- Developer(s): Neo Software
- Publisher(s): JoWooD Productions
- Composer(s): Roland Ubl
- Platform(s): Windows, Mac OS
- Release: May 11, 1999
- Genre(s): Real-time strategy

= Alien Nations =

1999 video game

Alien Nations (Die Völker) is a real-time strategy video game developed by Neo Software and published by JoWooD Productions for Microsoft Windows in 1999. It was re-released on GOG.com in 2009. A sequel, The Nations, was published in 2001. Alien Nations was a commercial hit in the German market, and ultimately sold close to 1 million units worldwide.

== Gameplay ==
Alien Nations is a real-time strategy game based on building a nation and conquering others.
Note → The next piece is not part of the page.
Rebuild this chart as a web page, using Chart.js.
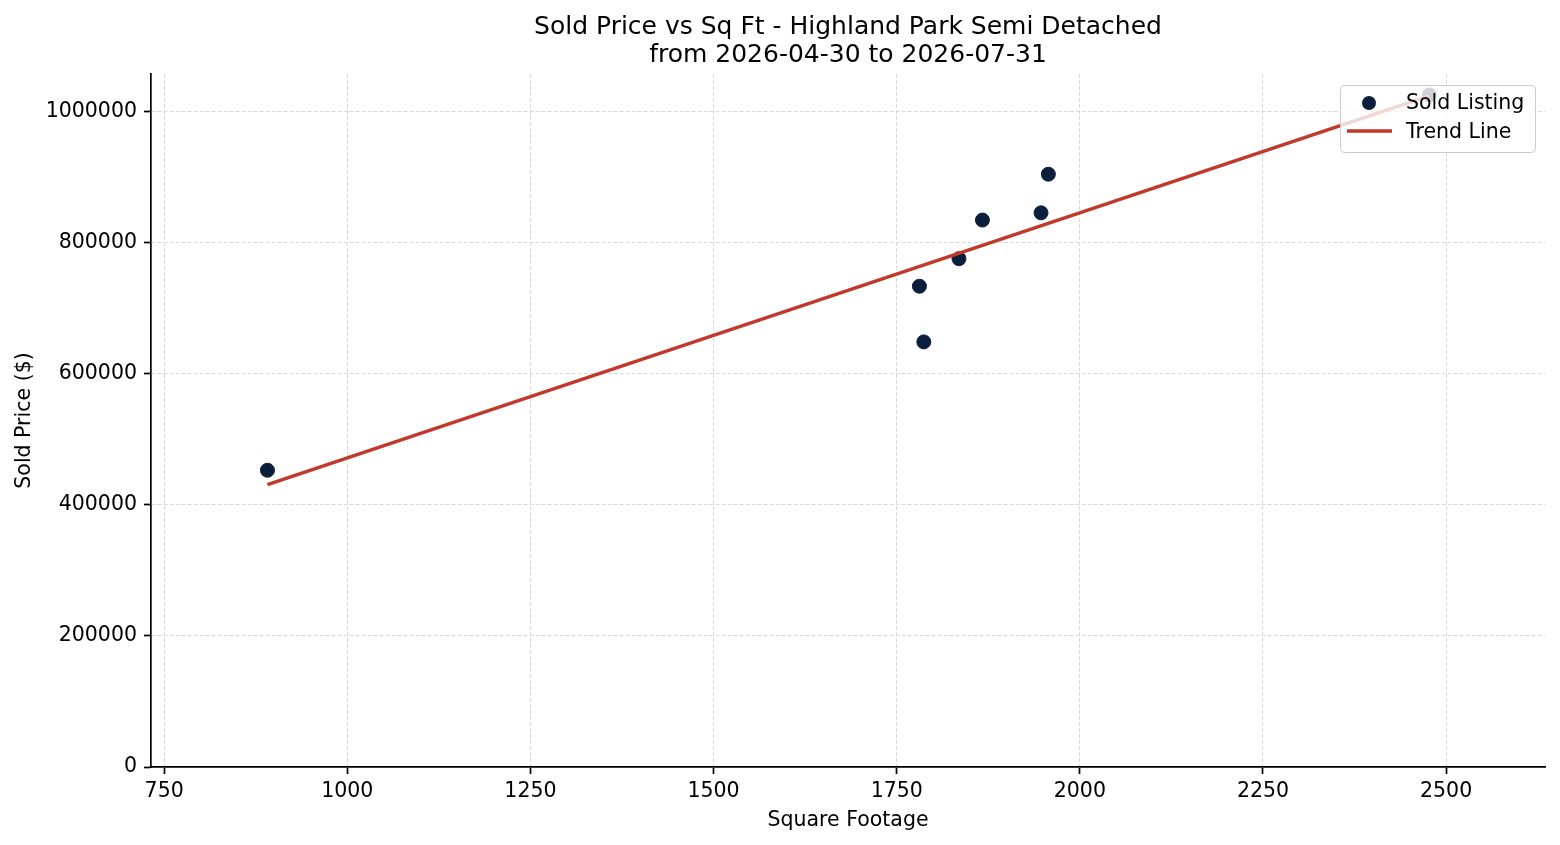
<!DOCTYPE html>
<html>
<head>
<meta charset="utf-8">
<script src="https://cdn.jsdelivr.net/npm/chart.js@4.4.1/dist/chart.umd.min.js"></script>
<style>
  html, body { margin: 0; padding: 0; background: #fff; }
  #wrap { width: 1560px; height: 845px; }
</style>
</head>
<body>
<div id="wrap"><canvas id="priceChart" width="1560" height="845"></canvas></div>
<script>
// Data
const sqFt = [891, 1781, 1787, 1835, 1867, 1947, 1957, 2477];
const soldPrice = [453000, 734000, 649000, 776000, 835000, 846000, 905000, 1026000];
const trendSqFt = [891, 2477];
const trendPrice = [431000, 1024700];
const xTicks = [750, 1000, 1250, 1500, 1750, 2000, 2250, 2500];
const yTicks = [0, 200000, 400000, 600000, 800000, 1000000];

const titleLines = ['Sold Price vs Sq Ft - Highland Park Semi Detached', 'from 2026-04-30 to 2026-07-31'];
const FONT = '"DejaVu Sans", sans-serif';
const pointColor = '#0b1f3d';
const lineColor = '#c0392b';
const gridColor = '#d9d9d9';

// Legend drawn inside the plot, top right, like the original
const insideLegend = {
  id: 'insideLegend',
  afterDraw(chart) {
    const ctx = chart.ctx;
    const area = chart.chartArea;
    const w = 195, h = 67;
    const x = area.right - w - 10, y = area.top + 11;
    ctx.save();
    ctx.fillStyle = 'rgba(255,255,255,0.8)';
    ctx.strokeStyle = '#cccccc';
    ctx.lineWidth = 1;
    ctx.beginPath();
    ctx.roundRect(x + 0.5, y + 0.5, w, h, 4);
    ctx.fill();
    ctx.stroke();
    ctx.font = '20.5px ' + FONT;
    ctx.textBaseline = 'middle';
    // scatter entry
    ctx.beginPath();
    ctx.arc(x + 29, y + 18, 7, 0, Math.PI * 2);
    ctx.fillStyle = pointColor;
    ctx.fill();
    ctx.fillStyle = '#000';
    ctx.fillText(chart.data.datasets[1].label, x + 66, y + 19);
    // line entry
    ctx.strokeStyle = lineColor;
    ctx.lineWidth = 3.5;
    ctx.beginPath();
    ctx.moveTo(x + 7, y + 46);
    ctx.lineTo(x + 52, y + 46);
    ctx.stroke();
    ctx.fillText(chart.data.datasets[0].label, x + 66, y + 48);
    ctx.restore();
  }
};

const ctx = document.getElementById('priceChart').getContext('2d');
const chart = new Chart(ctx, {
  type: 'scatter',
  data: {
    datasets: [
      {
        type: 'line',
        label: 'Trend Line',
        data: trendSqFt.map((x, i) => ({ x, y: trendPrice[i] })),
        borderColor: lineColor,
        borderWidth: 3.5,
        pointRadius: 0,
        fill: false,
        order: 0
      },
      {
        label: 'Sold Listing',
        data: sqFt.map((x, i) => ({ x, y: soldPrice[i] })),
        backgroundColor: pointColor,
        borderColor: pointColor,
        pointRadius: 7,
        pointHoverRadius: 7,
        order: 1
      }
    ]
  },
  plugins: [insideLegend],
  options: {
    responsive: false,
    animation: false,
    layout: { padding: { left: 0, right: 15, top: 0, bottom: 0 } },
    plugins: {
      legend: { display: false },
      tooltip: { enabled: false },
      title: {
        display: true,
        fullSize: false,
        text: titleLines,
        color: '#000',
        font: { family: FONT, size: 25, weight: 'normal', lineHeight: 1.12 },
        padding: { top: 13, bottom: 5 }
      }
    },
    scales: {
      x: {
        type: 'linear',
        min: 732,
        max: 2635,
        afterBuildTicks: s => { s.ticks = xTicks.map(v => ({ value: v })); },
        afterFit: s => { s.height = 78; },
        ticks: { color: '#000', font: { family: FONT, size: 20.5 }, padding: 5, maxRotation: 0, callback: v => String(v) },
        grid: { color: gridColor, lineWidth: 1, tickColor: '#000', tickLength: 7, tickWidth: 1.7, tickBorderDash: [] },
        border: { color: '#000', width: 1.7, dash: [4, 2] },
        title: { display: true, text: 'Square Footage', color: '#000', font: { family: FONT, size: 20.5 }, padding: { top: 0, bottom: 12 } }
      },
      y: {
        min: 0,
        max: 1058000,
        afterBuildTicks: s => { s.ticks = yTicks.map(v => ({ value: v })); },
        afterFit: s => { s.width = 151; },
        ticks: { color: '#000', font: { family: FONT, size: 20.5 }, padding: 7, callback: v => String(v) },
        grid: { color: gridColor, lineWidth: 1, tickColor: '#000', tickLength: 7, tickWidth: 1.7, tickBorderDash: [] },
        border: { color: '#000', width: 1.7, dash: [4, 2] },
        title: { display: true, text: 'Sold Price ($)', color: '#000', font: { family: FONT, size: 20.5 }, padding: { top: 12, bottom: 0 } }
      }
    }
  }
});
</script>
</body>
</html>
The player may choose from 3 races – the Pimmons, the Amazons and the Sajkhi. In single-player mode, there are three gameplay modes: Introduction, Campaigns, and Never-ending Game.

== Reception ==
===Sales===
Alien Nations was a commercial hit in the German market. Der Spiegels Frank Patalong noted that it was one of the construction and management simulations that "dominated the German sales charts for years", alongside Anno 1602 and the Settlers series. In German-speaking countries, it sold 150,000 units after two months on shelves, according to the game's Russian publisher Snowball Studios. It was also a success in Russia, with sales of 80,000 units by April 2001. Alien Nations ultimately sold "just under a million copies" by 2016, reported Micharl Furtenbach of Red Bull.

===Critical reviews===
Oleg Hazhinskiy of Game.EXE gave the game 4.1/5 and noted its strong similarities with The Settlers series. Among differences, he praised the marketing system, but also mentioned lacking combat.